### What you will do:
Omit the images, then output each of the records below exactly.

### Input material:
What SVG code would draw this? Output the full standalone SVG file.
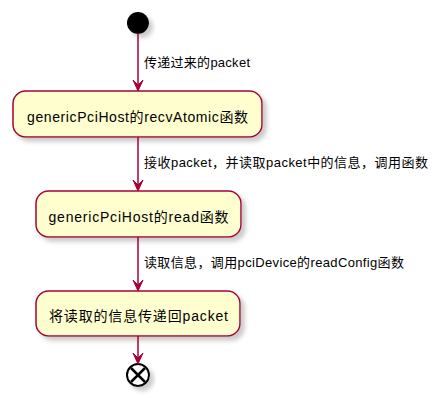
<svg xmlns="http://www.w3.org/2000/svg" width="443" height="406" viewBox="0 0 443 406">
<defs>
<filter id="sh" x="-20%" y="-20%" width="150%" height="160%">
<feGaussianBlur in="SourceAlpha" stdDeviation="2"/>
<feOffset dx="4" dy="4" result="b"/>
<feColorMatrix in="b" type="matrix" values="0 0 0 0 0.4  0 0 0 0 0.4  0 0 0 0 0.4  0 0 0 0.6 0" result="s"/>
<feMerge><feMergeNode in="s"/><feMergeNode in="SourceGraphic"/></feMerge>
</filter>
</defs>
<style>
.box{fill:#FEFECE;stroke:#A80036;stroke-width:1.5;filter:url(#sh)}
.t{font-family:"Liberation Sans","Noto Sans CJK SC",sans-serif;font-size:14px;fill:#000;text-anchor:middle}
.lbl{font-family:"Liberation Sans","Noto Sans CJK SC",sans-serif;font-size:13px;fill:#000}
.ln{stroke:#A80036;stroke-width:1.5;fill:none}
.ah{fill:#A80036;stroke:#A80036;stroke-width:1}
</style>
<rect width="443" height="406" fill="#fff"/>
<g id="start">
<circle cx="138" cy="23" r="11" fill="#000" filter="url(#sh)"/>
</g>
<g id="n1">
<rect class="box" x="13" y="91" width="249" height="46" rx="12.5"/>
<text class="t" x="137.5" y="121.5" textLength="221" lengthAdjust="spacing">genericPciHost的recvAtomic函数</text>
</g>
<g id="n2">
<rect class="box" x="36" y="191" width="205" height="46" rx="12.5"/>
<text class="t" x="138.5" y="221.5" textLength="180" lengthAdjust="spacing">genericPciHost的read函数</text>
</g>
<g id="n3">
<rect class="box" x="36" y="291" width="204" height="45" rx="12.5"/>
<text class="t" x="138.5" y="321" textLength="179" lengthAdjust="spacing">将读取的信息传递回packet</text>
</g>
<g id="end">
<circle cx="138" cy="375" r="11" fill="#fff" stroke="#000" stroke-width="2" filter="url(#sh)"/>
<line x1="131" y1="368" x2="145" y2="382" stroke="#000" stroke-width="2.5"/>
<line x1="145" y1="368" x2="131" y2="382" stroke="#000" stroke-width="2.5"/>
</g>
<g id="connectors">
<line class="ln" x1="138" y1="34" x2="138" y2="88"/>
<polygon class="ah" points="133,80 138,91 143,80 138,85"/>
<text class="lbl" x="144" y="67" textLength="106" lengthAdjust="spacing">传递过来的packet</text>
<line class="ln" x1="138" y1="137" x2="138" y2="188"/>
<polygon class="ah" points="133,180 138,191 143,180 138,185"/>
<text class="lbl" x="144" y="167" textLength="284" lengthAdjust="spacing">接收packet，并读取packet中的信息，调用函数</text>
<line class="ln" x1="138" y1="237" x2="138" y2="288"/>
<polygon class="ah" points="133,280 138,291 143,280 138,285"/>
<text class="lbl" x="144" y="267" textLength="260" lengthAdjust="spacing">读取信息，调用pciDevice的readConfig函数</text>
<line class="ln" x1="138" y1="336" x2="138" y2="361"/>
<polygon class="ah" points="133,353 138,364 143,353 138,358"/>
</g>
</svg>
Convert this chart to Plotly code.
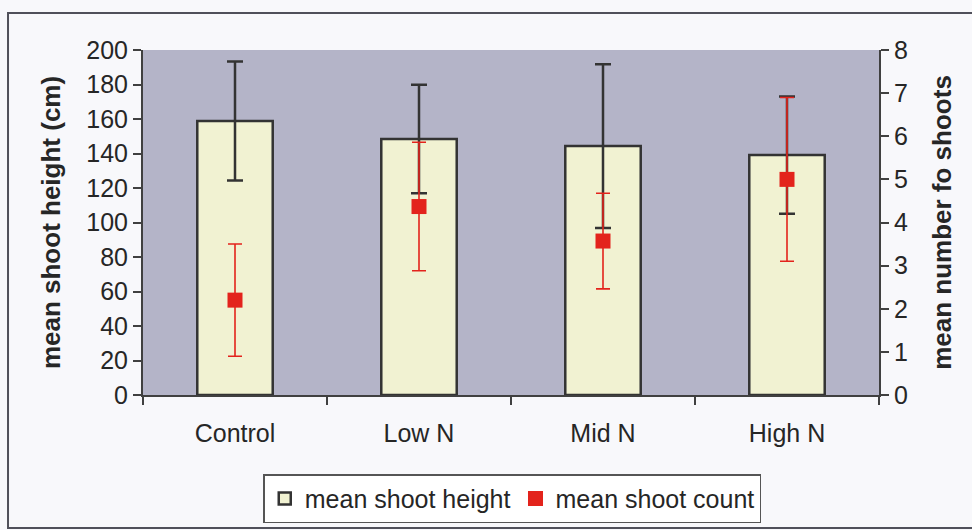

### Response to this task:
What SVG code would draw this? Output the full standalone SVG file.
<svg xmlns="http://www.w3.org/2000/svg" width="443" height="406" viewBox="0 0 443 406">
<defs>
<filter id="sh" x="-20%" y="-20%" width="150%" height="160%">
<feGaussianBlur in="SourceAlpha" stdDeviation="2"/>
<feOffset dx="4" dy="4" result="b"/>
<feColorMatrix in="b" type="matrix" values="0 0 0 0 0.4  0 0 0 0 0.4  0 0 0 0 0.4  0 0 0 0.6 0" result="s"/>
<feMerge><feMergeNode in="s"/><feMergeNode in="SourceGraphic"/></feMerge>
</filter>
</defs>
<style>
.box{fill:#FEFECE;stroke:#A80036;stroke-width:1.5;filter:url(#sh)}
.t{font-family:"Liberation Sans","Noto Sans CJK SC",sans-serif;font-size:14px;fill:#000;text-anchor:middle}
.lbl{font-family:"Liberation Sans","Noto Sans CJK SC",sans-serif;font-size:13px;fill:#000}
.ln{stroke:#A80036;stroke-width:1.5;fill:none}
.ah{fill:#A80036;stroke:#A80036;stroke-width:1}
</style>
<rect width="443" height="406" fill="#fff"/>
<g id="start">
<circle cx="138" cy="23" r="11" fill="#000" filter="url(#sh)"/>
</g>
<g id="n1">
<rect class="box" x="13" y="91" width="249" height="46" rx="12.5"/>
<text class="t" x="137.5" y="121.5" textLength="221" lengthAdjust="spacing">genericPciHost的recvAtomic函数</text>
</g>
<g id="n2">
<rect class="box" x="36" y="191" width="205" height="46" rx="12.5"/>
<text class="t" x="138.5" y="221.5" textLength="180" lengthAdjust="spacing">genericPciHost的read函数</text>
</g>
<g id="n3">
<rect class="box" x="36" y="291" width="204" height="45" rx="12.5"/>
<text class="t" x="138.5" y="321" textLength="179" lengthAdjust="spacing">将读取的信息传递回packet</text>
</g>
<g id="end">
<circle cx="138" cy="375" r="11" fill="#fff" stroke="#000" stroke-width="2" filter="url(#sh)"/>
<line x1="131" y1="368" x2="145" y2="382" stroke="#000" stroke-width="2.5"/>
<line x1="145" y1="368" x2="131" y2="382" stroke="#000" stroke-width="2.5"/>
</g>
<g id="connectors">
<line class="ln" x1="138" y1="34" x2="138" y2="88"/>
<polygon class="ah" points="133,80 138,91 143,80 138,85"/>
<text class="lbl" x="144" y="67" textLength="106" lengthAdjust="spacing">传递过来的packet</text>
<line class="ln" x1="138" y1="137" x2="138" y2="188"/>
<polygon class="ah" points="133,180 138,191 143,180 138,185"/>
<text class="lbl" x="144" y="167" textLength="284" lengthAdjust="spacing">接收packet，并读取packet中的信息，调用函数</text>
<line class="ln" x1="138" y1="237" x2="138" y2="288"/>
<polygon class="ah" points="133,280 138,291 143,280 138,285"/>
<text class="lbl" x="144" y="267" textLength="260" lengthAdjust="spacing">读取信息，调用pciDevice的readConfig函数</text>
<line class="ln" x1="138" y1="336" x2="138" y2="361"/>
<polygon class="ah" points="133,353 138,364 143,353 138,358"/>
</g>
</svg>
Convert this chart to Plotly code.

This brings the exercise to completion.